[DATASET EXTRACT]
"""
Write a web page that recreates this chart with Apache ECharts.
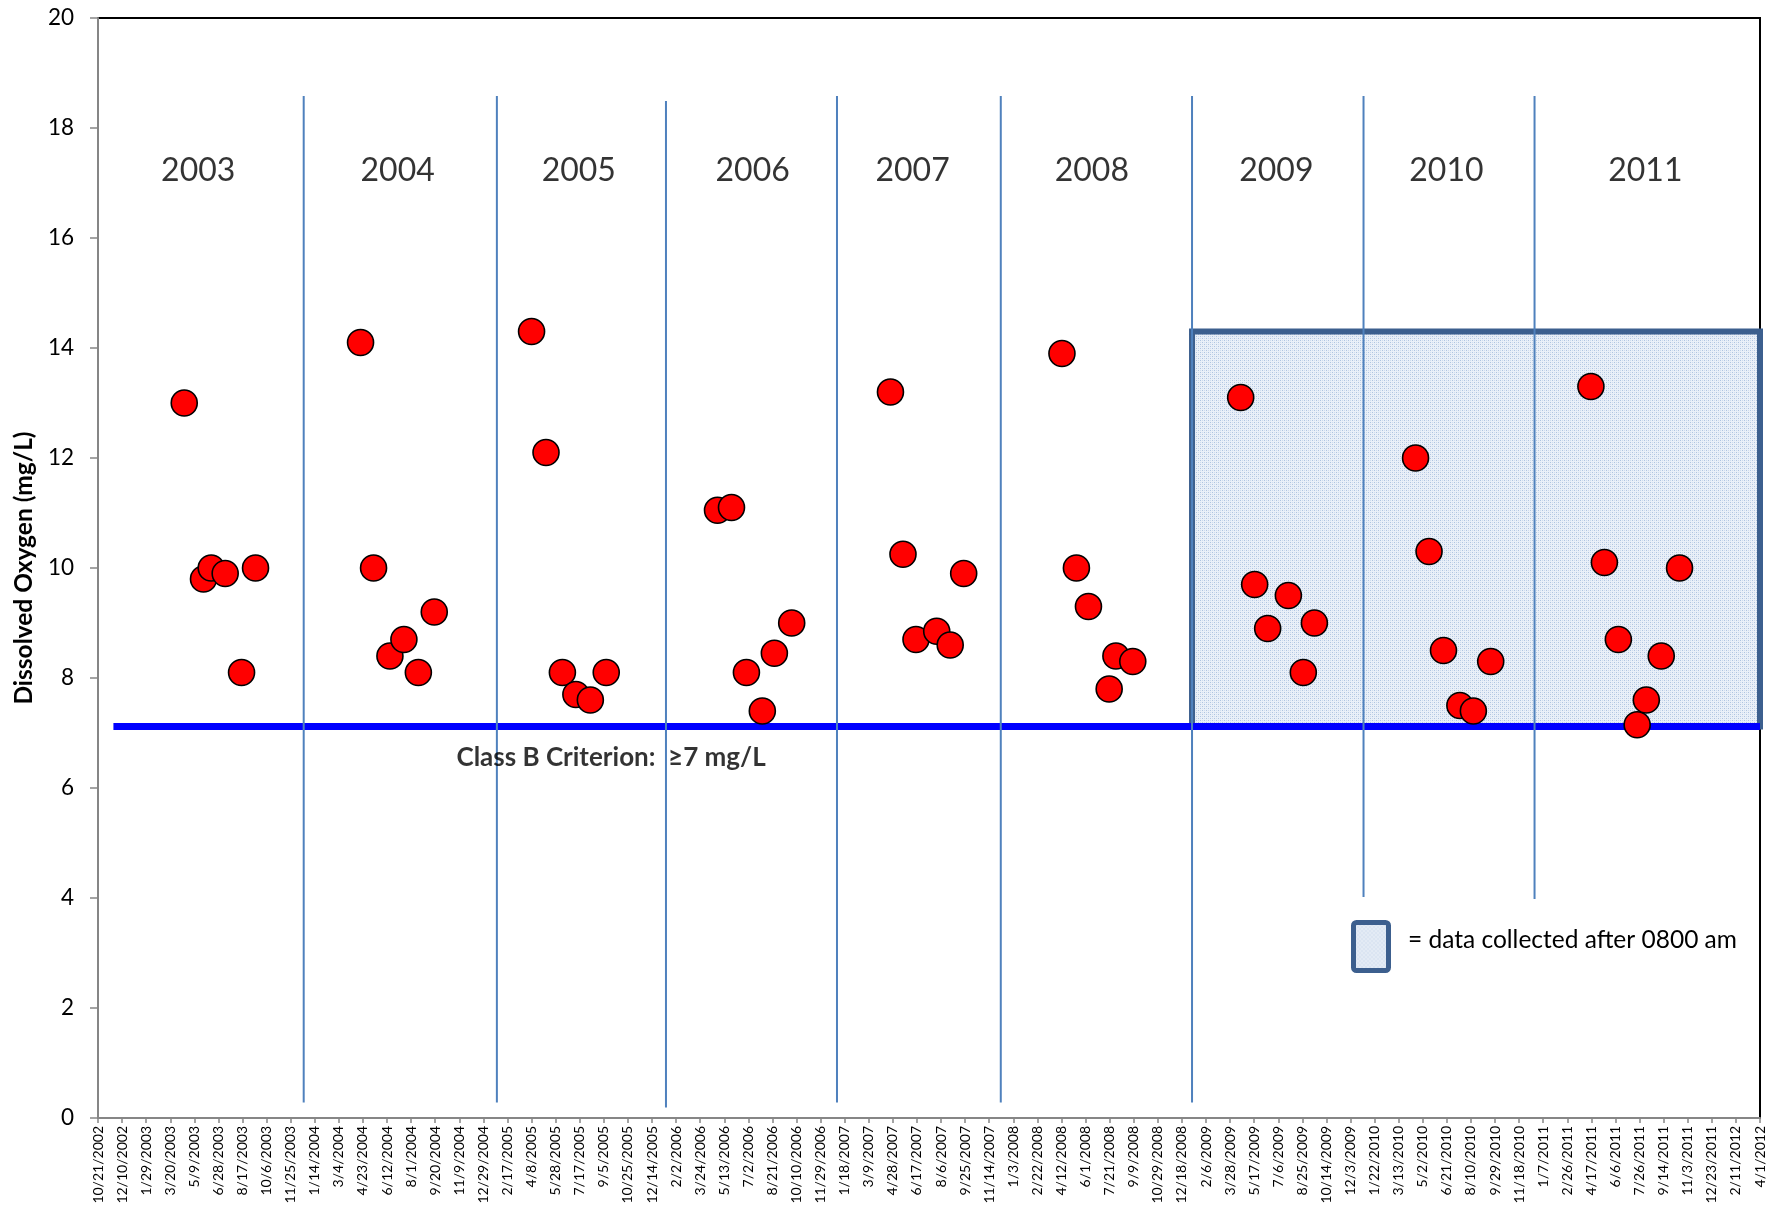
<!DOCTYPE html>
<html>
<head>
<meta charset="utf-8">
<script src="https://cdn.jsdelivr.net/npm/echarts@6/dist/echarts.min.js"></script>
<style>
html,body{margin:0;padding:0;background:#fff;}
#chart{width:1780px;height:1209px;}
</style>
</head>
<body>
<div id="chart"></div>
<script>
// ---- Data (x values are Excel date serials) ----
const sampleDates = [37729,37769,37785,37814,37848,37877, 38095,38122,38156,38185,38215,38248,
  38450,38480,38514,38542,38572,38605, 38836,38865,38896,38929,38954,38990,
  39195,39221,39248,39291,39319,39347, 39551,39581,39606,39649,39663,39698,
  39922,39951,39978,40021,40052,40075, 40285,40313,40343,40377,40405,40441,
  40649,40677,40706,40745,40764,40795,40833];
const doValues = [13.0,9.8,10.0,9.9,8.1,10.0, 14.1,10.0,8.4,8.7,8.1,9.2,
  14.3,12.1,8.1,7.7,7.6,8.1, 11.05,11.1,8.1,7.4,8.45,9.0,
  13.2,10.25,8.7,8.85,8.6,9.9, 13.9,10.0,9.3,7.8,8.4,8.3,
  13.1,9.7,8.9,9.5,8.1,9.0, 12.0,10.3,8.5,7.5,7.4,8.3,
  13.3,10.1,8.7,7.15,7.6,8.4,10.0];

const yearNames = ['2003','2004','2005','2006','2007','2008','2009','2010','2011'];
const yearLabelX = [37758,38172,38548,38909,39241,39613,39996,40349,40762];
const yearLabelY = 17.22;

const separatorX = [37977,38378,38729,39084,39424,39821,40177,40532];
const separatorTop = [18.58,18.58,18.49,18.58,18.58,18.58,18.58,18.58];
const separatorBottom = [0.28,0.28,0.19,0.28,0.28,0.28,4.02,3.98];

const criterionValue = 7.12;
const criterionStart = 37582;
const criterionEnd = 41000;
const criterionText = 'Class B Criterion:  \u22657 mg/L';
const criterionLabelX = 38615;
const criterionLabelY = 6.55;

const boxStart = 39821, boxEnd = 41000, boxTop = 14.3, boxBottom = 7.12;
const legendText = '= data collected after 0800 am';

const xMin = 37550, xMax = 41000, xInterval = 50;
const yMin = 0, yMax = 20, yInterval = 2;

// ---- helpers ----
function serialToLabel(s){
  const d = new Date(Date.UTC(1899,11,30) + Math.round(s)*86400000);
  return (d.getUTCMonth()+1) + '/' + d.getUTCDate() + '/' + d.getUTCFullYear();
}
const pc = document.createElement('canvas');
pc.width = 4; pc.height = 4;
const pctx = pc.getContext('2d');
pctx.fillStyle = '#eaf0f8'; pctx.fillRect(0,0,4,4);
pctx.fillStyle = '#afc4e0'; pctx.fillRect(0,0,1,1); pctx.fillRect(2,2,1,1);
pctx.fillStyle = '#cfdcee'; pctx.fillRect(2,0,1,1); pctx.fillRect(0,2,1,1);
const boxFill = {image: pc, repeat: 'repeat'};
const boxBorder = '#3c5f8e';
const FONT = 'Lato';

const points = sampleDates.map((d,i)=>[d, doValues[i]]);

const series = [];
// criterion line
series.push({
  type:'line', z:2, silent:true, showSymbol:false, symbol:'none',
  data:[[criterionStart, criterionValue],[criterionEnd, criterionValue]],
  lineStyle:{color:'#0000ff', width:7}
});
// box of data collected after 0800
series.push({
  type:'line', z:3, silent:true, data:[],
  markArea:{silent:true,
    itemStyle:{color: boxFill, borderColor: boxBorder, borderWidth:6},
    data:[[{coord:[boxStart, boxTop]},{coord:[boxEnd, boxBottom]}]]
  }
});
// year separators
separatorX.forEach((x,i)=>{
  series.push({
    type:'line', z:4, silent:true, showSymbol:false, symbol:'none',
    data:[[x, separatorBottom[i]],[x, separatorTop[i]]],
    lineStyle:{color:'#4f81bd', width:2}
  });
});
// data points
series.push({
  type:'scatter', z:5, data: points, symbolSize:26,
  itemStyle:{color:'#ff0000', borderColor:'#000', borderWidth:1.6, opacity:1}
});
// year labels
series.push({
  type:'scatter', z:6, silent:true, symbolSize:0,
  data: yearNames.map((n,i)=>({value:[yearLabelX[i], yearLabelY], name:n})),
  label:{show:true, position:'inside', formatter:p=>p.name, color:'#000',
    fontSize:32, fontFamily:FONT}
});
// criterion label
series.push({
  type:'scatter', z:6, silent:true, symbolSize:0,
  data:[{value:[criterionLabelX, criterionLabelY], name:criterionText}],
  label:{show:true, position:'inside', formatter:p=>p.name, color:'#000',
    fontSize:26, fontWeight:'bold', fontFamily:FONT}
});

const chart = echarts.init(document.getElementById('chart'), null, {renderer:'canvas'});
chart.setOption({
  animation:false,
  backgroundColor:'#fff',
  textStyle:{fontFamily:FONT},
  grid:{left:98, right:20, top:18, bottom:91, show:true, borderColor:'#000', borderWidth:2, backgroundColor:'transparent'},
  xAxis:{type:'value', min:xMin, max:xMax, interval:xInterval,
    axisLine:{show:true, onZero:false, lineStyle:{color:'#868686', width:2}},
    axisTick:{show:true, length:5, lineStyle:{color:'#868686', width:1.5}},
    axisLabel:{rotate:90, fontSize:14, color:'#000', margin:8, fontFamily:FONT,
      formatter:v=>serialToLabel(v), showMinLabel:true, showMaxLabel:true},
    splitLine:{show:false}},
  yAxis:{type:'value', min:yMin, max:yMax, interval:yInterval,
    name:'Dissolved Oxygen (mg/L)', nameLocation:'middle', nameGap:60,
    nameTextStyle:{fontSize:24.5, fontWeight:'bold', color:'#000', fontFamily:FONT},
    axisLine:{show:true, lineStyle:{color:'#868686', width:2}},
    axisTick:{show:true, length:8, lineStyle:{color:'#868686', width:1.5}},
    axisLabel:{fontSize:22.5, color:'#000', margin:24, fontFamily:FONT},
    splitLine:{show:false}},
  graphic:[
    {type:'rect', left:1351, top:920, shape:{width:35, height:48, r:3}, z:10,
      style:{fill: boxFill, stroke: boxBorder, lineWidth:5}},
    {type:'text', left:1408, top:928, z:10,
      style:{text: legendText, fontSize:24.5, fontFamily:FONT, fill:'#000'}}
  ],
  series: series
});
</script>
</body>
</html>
"""
[STATED EXERCISE] Please write out all of the material above without changing a word, and omit any pictures.

[COMPLETE OUTPUT]
Write a web page that recreates this chart with Apache ECharts.
<!DOCTYPE html>
<html>
<head>
<meta charset="utf-8">
<script src="https://cdn.jsdelivr.net/npm/echarts@6/dist/echarts.min.js"></script>
<style>
html,body{margin:0;padding:0;background:#fff;}
#chart{width:1780px;height:1209px;}
</style>
</head>
<body>
<div id="chart"></div>
<script>
// ---- Data (x values are Excel date serials) ----
const sampleDates = [37729,37769,37785,37814,37848,37877, 38095,38122,38156,38185,38215,38248,
  38450,38480,38514,38542,38572,38605, 38836,38865,38896,38929,38954,38990,
  39195,39221,39248,39291,39319,39347, 39551,39581,39606,39649,39663,39698,
  39922,39951,39978,40021,40052,40075, 40285,40313,40343,40377,40405,40441,
  40649,40677,40706,40745,40764,40795,40833];
const doValues = [13.0,9.8,10.0,9.9,8.1,10.0, 14.1,10.0,8.4,8.7,8.1,9.2,
  14.3,12.1,8.1,7.7,7.6,8.1, 11.05,11.1,8.1,7.4,8.45,9.0,
  13.2,10.25,8.7,8.85,8.6,9.9, 13.9,10.0,9.3,7.8,8.4,8.3,
  13.1,9.7,8.9,9.5,8.1,9.0, 12.0,10.3,8.5,7.5,7.4,8.3,
  13.3,10.1,8.7,7.15,7.6,8.4,10.0];

const yearNames = ['2003','2004','2005','2006','2007','2008','2009','2010','2011'];
const yearLabelX = [37758,38172,38548,38909,39241,39613,39996,40349,40762];
const yearLabelY = 17.22;

const separatorX = [37977,38378,38729,39084,39424,39821,40177,40532];
const separatorTop = [18.58,18.58,18.49,18.58,18.58,18.58,18.58,18.58];
const separatorBottom = [0.28,0.28,0.19,0.28,0.28,0.28,4.02,3.98];

const criterionValue = 7.12;
const criterionStart = 37582;
const criterionEnd = 41000;
const criterionText = 'Class B Criterion:  \u22657 mg/L';
const criterionLabelX = 38615;
const criterionLabelY = 6.55;

const boxStart = 39821, boxEnd = 41000, boxTop = 14.3, boxBottom = 7.12;
const legendText = '= data collected after 0800 am';

const xMin = 37550, xMax = 41000, xInterval = 50;
const yMin = 0, yMax = 20, yInterval = 2;

// ---- helpers ----
function serialToLabel(s){
  const d = new Date(Date.UTC(1899,11,30) + Math.round(s)*86400000);
  return (d.getUTCMonth()+1) + '/' + d.getUTCDate() + '/' + d.getUTCFullYear();
}
const pc = document.createElement('canvas');
pc.width = 4; pc.height = 4;
const pctx = pc.getContext('2d');
pctx.fillStyle = '#eaf0f8'; pctx.fillRect(0,0,4,4);
pctx.fillStyle = '#afc4e0'; pctx.fillRect(0,0,1,1); pctx.fillRect(2,2,1,1);
pctx.fillStyle = '#cfdcee'; pctx.fillRect(2,0,1,1); pctx.fillRect(0,2,1,1);
const boxFill = {image: pc, repeat: 'repeat'};
const boxBorder = '#3c5f8e';
const FONT = 'Lato';

const points = sampleDates.map((d,i)=>[d, doValues[i]]);

const series = [];
// criterion line
series.push({
  type:'line', z:2, silent:true, showSymbol:false, symbol:'none',
  data:[[criterionStart, criterionValue],[criterionEnd, criterionValue]],
  lineStyle:{color:'#0000ff', width:7}
});
// box of data collected after 0800
series.push({
  type:'line', z:3, silent:true, data:[],
  markArea:{silent:true,
    itemStyle:{color: boxFill, borderColor: boxBorder, borderWidth:6},
    data:[[{coord:[boxStart, boxTop]},{coord:[boxEnd, boxBottom]}]]
  }
});
// year separators
separatorX.forEach((x,i)=>{
  series.push({
    type:'line', z:4, silent:true, showSymbol:false, symbol:'none',
    data:[[x, separatorBottom[i]],[x, separatorTop[i]]],
    lineStyle:{color:'#4f81bd', width:2}
  });
});
// data points
series.push({
  type:'scatter', z:5, data: points, symbolSize:26,
  itemStyle:{color:'#ff0000', borderColor:'#000', borderWidth:1.6, opacity:1}
});
// year labels
series.push({
  type:'scatter', z:6, silent:true, symbolSize:0,
  data: yearNames.map((n,i)=>({value:[yearLabelX[i], yearLabelY], name:n})),
  label:{show:true, position:'inside', formatter:p=>p.name, color:'#000',
    fontSize:32, fontFamily:FONT}
});
// criterion label
series.push({
  type:'scatter', z:6, silent:true, symbolSize:0,
  data:[{value:[criterionLabelX, criterionLabelY], name:criterionText}],
  label:{show:true, position:'inside', formatter:p=>p.name, color:'#000',
    fontSize:26, fontWeight:'bold', fontFamily:FONT}
});

const chart = echarts.init(document.getElementById('chart'), null, {renderer:'canvas'});
chart.setOption({
  animation:false,
  backgroundColor:'#fff',
  textStyle:{fontFamily:FONT},
  grid:{left:98, right:20, top:18, bottom:91, show:true, borderColor:'#000', borderWidth:2, backgroundColor:'transparent'},
  xAxis:{type:'value', min:xMin, max:xMax, interval:xInterval,
    axisLine:{show:true, onZero:false, lineStyle:{color:'#868686', width:2}},
    axisTick:{show:true, length:5, lineStyle:{color:'#868686', width:1.5}},
    axisLabel:{rotate:90, fontSize:14, color:'#000', margin:8, fontFamily:FONT,
      formatter:v=>serialToLabel(v), showMinLabel:true, showMaxLabel:true},
    splitLine:{show:false}},
  yAxis:{type:'value', min:yMin, max:yMax, interval:yInterval,
    name:'Dissolved Oxygen (mg/L)', nameLocation:'middle', nameGap:60,
    nameTextStyle:{fontSize:24.5, fontWeight:'bold', color:'#000', fontFamily:FONT},
    axisLine:{show:true, lineStyle:{color:'#868686', width:2}},
    axisTick:{show:true, length:8, lineStyle:{color:'#868686', width:1.5}},
    axisLabel:{fontSize:22.5, color:'#000', margin:24, fontFamily:FONT},
    splitLine:{show:false}},
  graphic:[
    {type:'rect', left:1351, top:920, shape:{width:35, height:48, r:3}, z:10,
      style:{fill: boxFill, stroke: boxBorder, lineWidth:5}},
    {type:'text', left:1408, top:928, z:10,
      style:{text: legendText, fontSize:24.5, fontFamily:FONT, fill:'#000'}}
  ],
  series: series
});
</script>
</body>
</html>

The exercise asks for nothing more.